Using Karpenter with CloudPilot AI
Karpenter brings flexibility and speed to node provisioning, but it does not account for historical price trends, real-time Spot interruption predictions, or cost-driven provisioning policies.
This is where CloudPilot AI enhances Karpenter-based setups. By integrating directly with Karpenter's provisioning decisions, CloudPilot AI offers:
- Intelligent Spot instance selection based on 45-minute interruption forecasts
- Historical prices across availability zones and instance types
- Custom cost and reliability trade-offs configurable per workload
- Real-time avoidance of unstable or spiky markets to reduce node churn
Teams running Karpenter can use CloudPilot AI to ensure every provisioning decision balances cost, reliability, and availability, not just fit and speed. The result is a smarter Karpenter setup with significantly improved cloud efficiency, especially for production clusters running on Spot.
KEDA, Kubernetes Event-Driven Autoscaler
KEDA enables autoscaling based on external or event-driven signals rather than internal metrics like CPU. These signals may include queue depth, request rate, or time-based schedules. KEDA introduces ScaledObject and ScaledJob resources that define triggers and link them to workloads.
It supports over 50 built-in scalers for systems like Kafka, Redis, Prometheus, and AWS SQS. KEDA polls these systems and publishes metrics to the Kubernetes API, allowing HPA to consume them. It can scale workloads from and to zero, which is essential for event-driven microservices and job queues.
KEDA integrates well with CI/CD workflows and stateless workloads. It is reactive and lightweight, but does not manage infrastructure or node provisioning. Its responsiveness depends on polling intervals, and scalers must be secured and configured for each environment.
Real-World Patterns
In production environments, autoscalers are rarely used in isolation. Below are practical combinations adopted by many SRE and DevOps teams:
1. Stateless Web Services
Use HPA to scale based on CPU or latency, and pair it with Karpenter for real-time node provisioning and cost-aware scaling. CloudPilot AI takes this further by handling Spot Instance automation, predicting and managing interruptions, selecting stable Spot pools, and falling back to on-demand when necessary.
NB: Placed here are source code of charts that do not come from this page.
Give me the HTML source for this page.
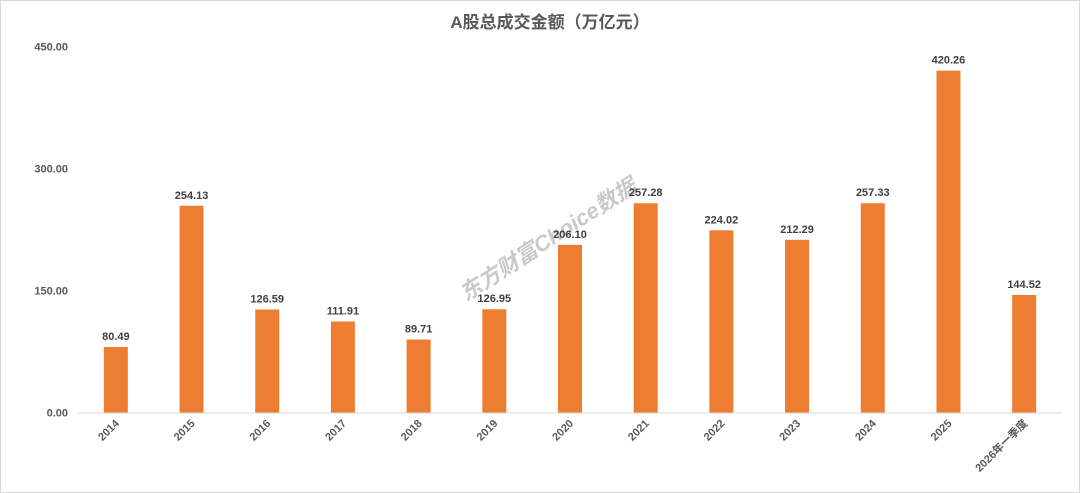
<!DOCTYPE html>
<html><head><meta charset="utf-8"><style>
html,body{margin:0;padding:0;background:#fff;}
svg{display:block;font-family:"Liberation Sans","Noto Sans CJK SC",sans-serif;}
</style></head><body>
<svg id="chart" width="1080" height="493" viewBox="0 0 1080 493">
<rect x="0.5" y="0.5" width="1079" height="492" fill="#fff" stroke="#d9d9d9"/>
<text x="550" y="28" text-anchor="middle" font-size="17" font-weight="bold" fill="#595959">A股总成交金额（万亿元）</text>
<text x="552" y="246" text-anchor="middle" font-size="22" font-weight="bold" font-style="italic" fill="#b8b8b8" opacity="0.75" transform="rotate(-33 552 246)">东方财富Choice数据</text>
<g id="yaxis"></g><g id="bars"></g><g id="xaxis"></g>
</svg>
<script>
const categories=["2014","2015","2016","2017","2018","2019","2020","2021","2022","2023","2024","2025","2026年一季度"];
const values=[80.49,254.13,126.59,111.91,89.71,126.95,206.10,257.28,224.02,212.29,257.33,420.26,144.52];
const yTicks=[0,150,300,450];
const NS="http://www.w3.org/2000/svg";
const left=78,right=1062,y0=412.5,yTop=46.5,yMax=450;
const band=(right-left)/categories.length;
function y(v){return y0-(v/yMax)*(y0-yTop);}
function x(i){return left+band*(i+0.5);}
function mk(tag,attrs,parent){const e=document.createElementNS(NS,tag);for(const k in attrs)e.setAttribute(k,attrs[k]);parent.appendChild(e);return e;}
const ya=document.getElementById('yaxis'),bg=document.getElementById('bars'),xa=document.getElementById('xaxis');
yTicks.forEach(t=>{
 const tx=mk('text',{x:68,y:y(t)+4,'text-anchor':'end','font-size':11,'font-weight':'bold',fill:'#595959'},ya);
 tx.textContent=t.toFixed(2);
 
 
});
const ax=mk('line',{x1:left,x2:right,y1:y0+0.5,y2:y0+0.5,stroke:'#d9d9d9','stroke-width':1},xa);


const bw=24;
values.forEach((v,i)=>{
 const r=mk('rect',{x:x(i)-bw/2,y:y(v),width:bw,height:y0-y(v),fill:'#ed7d31'},bg);
 
 
 const l=mk('text',{x:x(i),y:y(v)-7,'text-anchor':'middle','font-size':11,'font-weight':'bold',fill:'#404040'},bg);
 l.textContent=v.toFixed(2);
 
 
 const cx=x(i)+4,cy=424;
 const c=mk('text',{x:cx,y:cy,'text-anchor':'end','font-size':11,'font-weight':'bold',fill:'#595959',transform:`rotate(-45 ${cx} ${cy})`},xa);
 c.textContent=categories[i];
 
 
});
</script>
</body></html>
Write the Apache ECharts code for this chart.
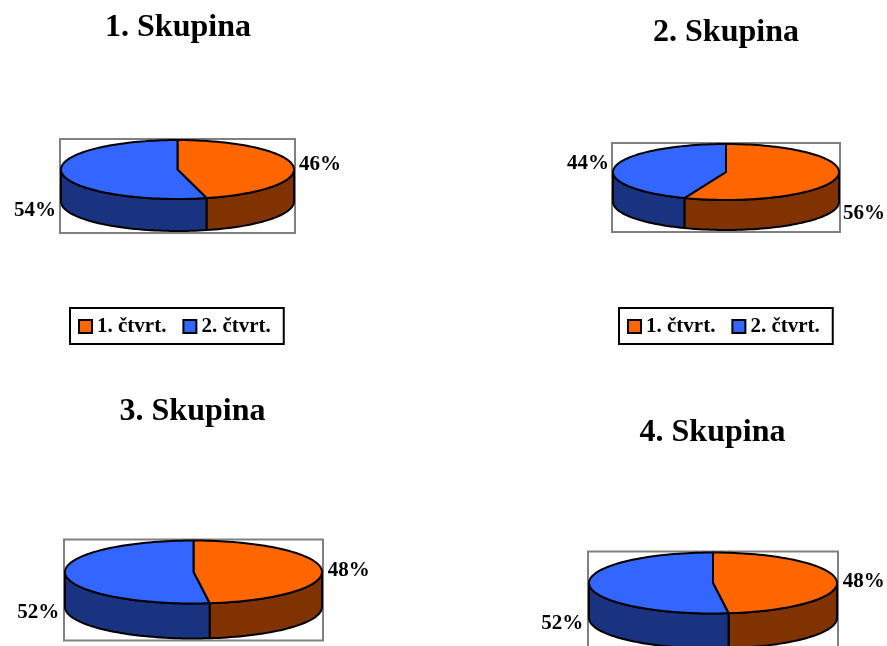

2. Batch Jobs and ML Pipelines
Run VPA in recommendation mode to fine-tune resource requests, while Karpenter provisions optimal compute types for each run. CloudPilot AI enhances this pattern with intelligent selection across 800+ instance types, automatically choosing cost-efficient compute for short-lived, bursty, or GPU-heavy workloads.
3. Queue-Based Workers
Combine KEDA for external metric scaling with Karpenter to handle sudden bursts in demand with Spot or On-Demand nodes. CloudPilot AI adds confidence to this burst scaling by automatically selecting reliable nodes with minimal startup time.
4. Legacy or Managed Environments
Use HPA alongside Cluster Autoscaler when pre-defined node groups and more conservative scaling behavior are required.
5. Multi-tenant Clusters with Fragmentation
In multi-tenant platforms or internal developer platforms (IDPs), resource fragmentation is common. Use HPA for workload-level scaling, Karpenter for constraint-aware node provisioning, and strict topology rules to reduce underutilized resources. CloudPilot AI plays a critical role here by intelligently matching workloads to the right instances in real time, minimizing over-provisioning and cutting costs cluster-wide.
Conclusion
The Kubernetes autoscaling ecosystem is modular by design. Each tool addresses a different layer: pods, resources, infrastructure, or external load. For production-grade reliability and cost-efficiency, a composable autoscaling strategy is essential.
If your current scaling setup relies solely on HPA and Cluster Autoscaler, you're likely leaving efficiency, resilience, and cost savings on the table. CloudPilot AI complements tools like Karpenter by automating Spot Instance management and intelligently selecting optimal nodes across 800+ instance types, helping teams scale smarter and spend less.
Do you have any idea about autoscaling resources? Drop us a message in our Slack/Discord instance — we'd love to share your experience.
Frequently Asked Questions (FAQ)
Can I use HPA and VPA together?
Not easily. If both act on CPU or memory metrics, they will interfere with each other. One will try to adjust pod count based on usage, while the other adjusts the resource request, leading to unstable behavior. Limited combinations are possible when HPA uses external metrics and VPA avoids CPU/memory enforcement.
Does Karpenter replace Cluster Autoscaler?
Functionally, yes—for most dynamic environments. Karpenter offers faster provisioning, Spot instance support, and flexible node shape selection. However, it currently lacks mature multi-cloud support and budgeting controls that CA may offer when tied to managed node groups.
Is KEDA only useful for serverless or event-driven apps?
Not exclusively. KEDA works well in any situation where workload volume is not tied to CPU or memory—such as queue length, HTTP traffic, or cron schedules. It enables scaling patterns not achievable with metric-based autoscalers alone.
When should I use VPA?
Use VPA in recommendation mode to fine-tune long-running or batch workloads. Enforcement mode should be reserved for non-disruptive environments, as it triggers pod evictions on resource updates.
How do I combine these tools in production?
A typical production setup involves:
- HPA for CPU-based scaling of stateless services
- Karpenter for infrastructure provisioning
- KEDA for job or queue-driven applications
- VPA for resource optimization in non-latency-sensitive workloads Each autoscaler operates at a different layer of the system, and with careful configuration, they can coexist without conflict.